C’est pourquoi il ne faut pas s’émerveiller si les calvinistes de tous côtés ont tendu les bras aux jansénistes, les reconnaissant comme compagnons d’école. Les cantons protestants, par la bouche de Henri Ottius grand professeur de l’université de Zurich, s’écrient, In nostras cum confortibus Jansenius transit partes. C’est-à-dire, Jansénius et ceux qui le suivent sont dans nos troupes. Et ils trouvent tant de conformité entre leur doctrine de la grâce, et celle que les jansénistes ont expliqué dans leur Catéchisme, qu’ils ne croient point qu’il y ait nec aliud, noc plus, nec minus, en l’une qu’en l’autre. Les états de Hollande encouragent les jansénistes par l’apostrophe que leur adresse Samuel Marez, pasteur et professeur à Groningue, à tenir bon. Macte illa vestra virtute, viri docti, quod audeatis resistere impio illi pontifici. Courage, dit-il, généreux et savants jansénistes, puisque vous osez résister à ce méchant pape. L’Angleterre se joint avec les autres, et veut que même les gazettes fassent foi, que la doctrine que la Sorbonne a censurée, est en beaucoup de choses le même que celle des églises réformées. Du Moulin ne rêve point quand il avoue à Sedan cette même uniformité de doctrine ; Rousselet le publie dans Nîmes ; et de ces deux fameux apostats qui sont maintenant à Montauban, Labadie et Masson, le premier confesse qu’il a passé au calvinisme par la porte du jansénisme. Le second, qu’il a appris le jansénisme dans Calvin, longtemps avant que Jansénius eût imprimé son Augustinus. Nous avons entre les mains le livre de cettui-cy vient d’imprimer, concernant les motifs de son apostasie, qui arriva l’année passée, après qu’il eût prêché le carême dernier au diocèse de Rouen. Il n’est pas nécessaire que je m’étende davantage sur ce sujet, y ayant tant de pièces imprimées qui font la démonstration de la conformité de la doctrine de Jansénius et de Calvin, sur le sujet de la grâce efficace par elle-même, auxquelles les jansénistes n’ont jamais pu répondre.

Quant à ce que le secrétaire ajoute sur la fin de sa lettre, de la compassion qu’il a de voir que je suis abandonné de Dieu, j’ai trois choses à lui dire : la première, que dès que l’esprit de bouffonnerie le quitte, il ne fait rien qui vaille dans ses lettres, et se rend ennuyeux et méprisable à ceux qui les lisent. La seconde, qu’une neuvaine à la sainte Épine serait bien employée, pour obtenir de Dieu la guérison de son aveuglement. La troisième, que je conçois une particulière confiance, de voir que je suis abandonné de Dieu, dans l’esprit de ceux qui croient que Dieu abandonne son Église, et qu’il va la détruisant tous les jours, comme font les jansénistes attachés aux traditions du feu abbé de Saint-Cyran.

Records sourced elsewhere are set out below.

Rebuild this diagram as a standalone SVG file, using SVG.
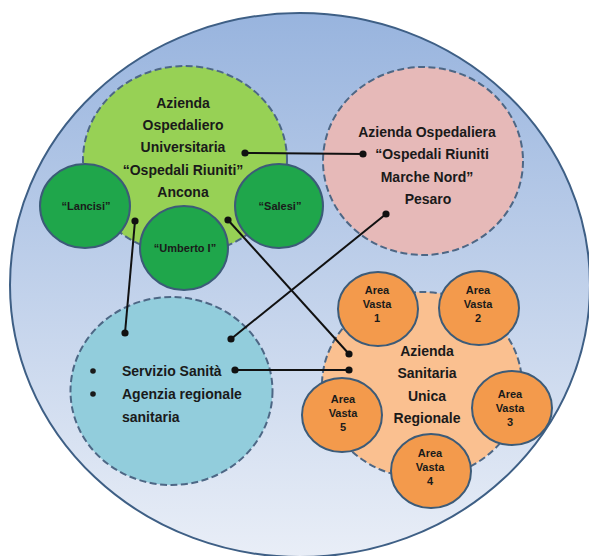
<svg xmlns="http://www.w3.org/2000/svg" width="589" height="556" viewBox="0 0 589 556">
<defs>
<linearGradient id="bg" x1="0" y1="0" x2="0" y2="1">
<stop offset="0" stop-color="#98b4de"/>
<stop offset="1" stop-color="#e9eef7"/>
</linearGradient>
<marker id="dot" viewBox="0 0 10 10" refX="5" refY="5" markerWidth="4" markerHeight="4" markerUnits="strokeWidth">
<circle cx="5" cy="5" r="4.5" fill="#111"/>
</marker>
</defs>
<style>
.dash{stroke:#4d6785;stroke-width:2;stroke-dasharray:7 3.5}
.sm{stroke:#3c5b78;stroke-width:2}
.t{font-family:"Liberation Sans",Arial,sans-serif;font-weight:bold;fill:#1a1a1a;text-anchor:middle}
.big{font-size:14px}
.s{font-size:11px}
.conn{stroke:#111;stroke-width:2;fill:none;marker-start:url(#dot);marker-end:url(#dot)}
</style>
<rect width="589" height="556" fill="#ffffff"/>
<g id="region">
<ellipse cx="300" cy="285" rx="290" ry="272" fill="url(#bg)" stroke="#3e5f85" stroke-width="2"/>
</g>
<g id="aou-ancona">
<ellipse cx="185" cy="160" rx="102" ry="94" fill="#97d155" class="dash"/>
<text class="t big" x="183" y="108">Azienda</text>
<text class="t big" x="183" y="130">Ospedaliero</text>
<text class="t big" x="183" y="152">Universitaria</text>
<text class="t big" x="183" y="175">“Ospedali Riuniti”</text>
<text class="t big" x="183" y="197">Ancona</text>
</g>
<g id="lancisi">
<ellipse cx="85" cy="206" rx="45" ry="42" fill="#1fa64b" class="sm"/>
<text class="t s" x="86" y="210">“Lancisi”</text>
</g>
<g id="salesi">
<ellipse cx="279" cy="206" rx="44" ry="42" fill="#1fa64b" class="sm"/>
<text class="t s" x="280" y="210">“Salesi”</text>
</g>
<g id="umberto">
<ellipse cx="184" cy="248" rx="44" ry="42" fill="#1fa64b" class="sm"/>
<text class="t s" x="185" y="252">“Umberto I”</text>
</g>
<g id="ao-pesaro">
<ellipse cx="423" cy="161" rx="100" ry="94" fill="#e6b9b8" class="dash"/>
<text class="t big" x="427" y="137">Azienda Ospedaliera</text>
<text class="t big" x="432" y="159">“Ospedali Riuniti</text>
<text class="t big" x="427" y="182">Marche Nord”</text>
<text class="t big" x="428" y="204">Pesaro</text>
</g>
<g id="servizio">
<ellipse cx="171.5" cy="391" rx="101" ry="94" fill="#92cddc" class="dash"/>
<circle cx="93" cy="371" r="2.8" fill="#1a1a1a"/>
<circle cx="93" cy="394" r="2.8" fill="#1a1a1a"/>
<text class="t big" x="122" y="376" style="text-anchor:start">Servizio Sanità</text>
<text class="t big" x="122" y="399" style="text-anchor:start">Agenzia regionale</text>
<text class="t big" x="122" y="422" style="text-anchor:start">sanitaria</text>
</g>
<g id="asur">
<ellipse cx="422" cy="385" rx="100" ry="93" fill="#fac090" class="dash"/>
<text class="t big" x="427" y="356">Azienda</text>
<text class="t big" x="427" y="378">Sanitaria</text>
<text class="t big" x="427" y="401">Unica</text>
<text class="t big" x="427" y="423">Regionale</text>
</g>
<g id="av1">
<ellipse cx="378" cy="309" rx="40" ry="37" fill="#f39a4c" class="sm"/>
<text class="t s" x="377" y="294">Area</text>
<text class="t s" x="377" y="308">Vasta</text>
<text class="t s" x="377" y="322">1</text>
</g>
<g id="av2">
<ellipse cx="479" cy="308" rx="40" ry="37" fill="#f39a4c" class="sm"/>
<text class="t s" x="478" y="294">Area</text>
<text class="t s" x="478" y="308">Vasta</text>
<text class="t s" x="478" y="322">2</text>
</g>
<g id="av3">
<ellipse cx="512" cy="408" rx="40" ry="37" fill="#f39a4c" class="sm"/>
<text class="t s" x="510" y="398">Area</text>
<text class="t s" x="510" y="412">Vasta</text>
<text class="t s" x="510" y="426">3</text>
</g>
<g id="av4">
<ellipse cx="431" cy="471" rx="40" ry="37" fill="#f39a4c" class="sm"/>
<text class="t s" x="430" y="457">Area</text>
<text class="t s" x="430" y="471">Vasta</text>
<text class="t s" x="430" y="485">4</text>
</g>
<g id="av5">
<ellipse cx="342" cy="415" rx="40" ry="37" fill="#f39a4c" class="sm"/>
<text class="t s" x="343" y="403">Area</text>
<text class="t s" x="343" y="417">Vasta</text>
<text class="t s" x="343" y="431">5</text>
</g>
<g id="connectors">
<line class="conn" x1="245" y1="153" x2="363" y2="154"/>
<line class="conn" x1="135" y1="221" x2="125" y2="333"/>
<line class="conn" x1="228" y1="220" x2="349" y2="354"/>
<line class="conn" x1="386" y1="214" x2="231" y2="339"/>
<line class="conn" x1="235" y1="370" x2="349" y2="370"/>
</g>
</svg>
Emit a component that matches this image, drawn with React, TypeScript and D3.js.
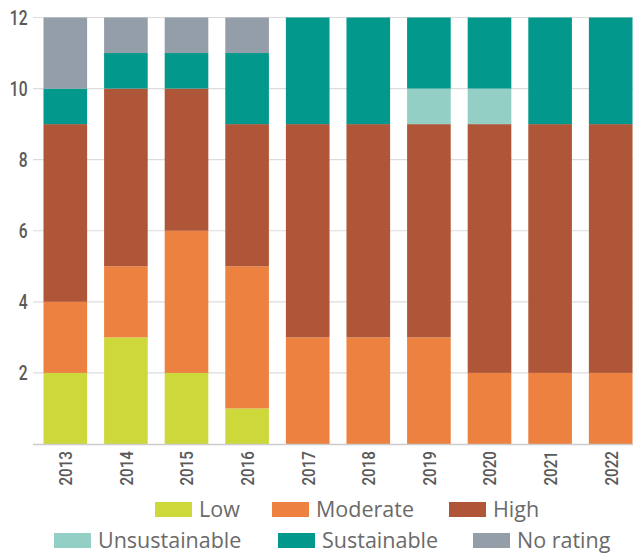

S’il lui prend envie de répliquer quelque chose, qu’il n’envoie plus ses écrits aux presses d’Osnabruck. C’est se donner de la peine pour plaisir. Amsterdam, Leyden, et Genèse, sont plus à sa commodité ; et dans tous ces lieux il ne trouvera pas seulement la permission d’imprimer ses ouvrages, on lui en donnera même l’approbation. Après tout, les jansénistes sont hérétiques.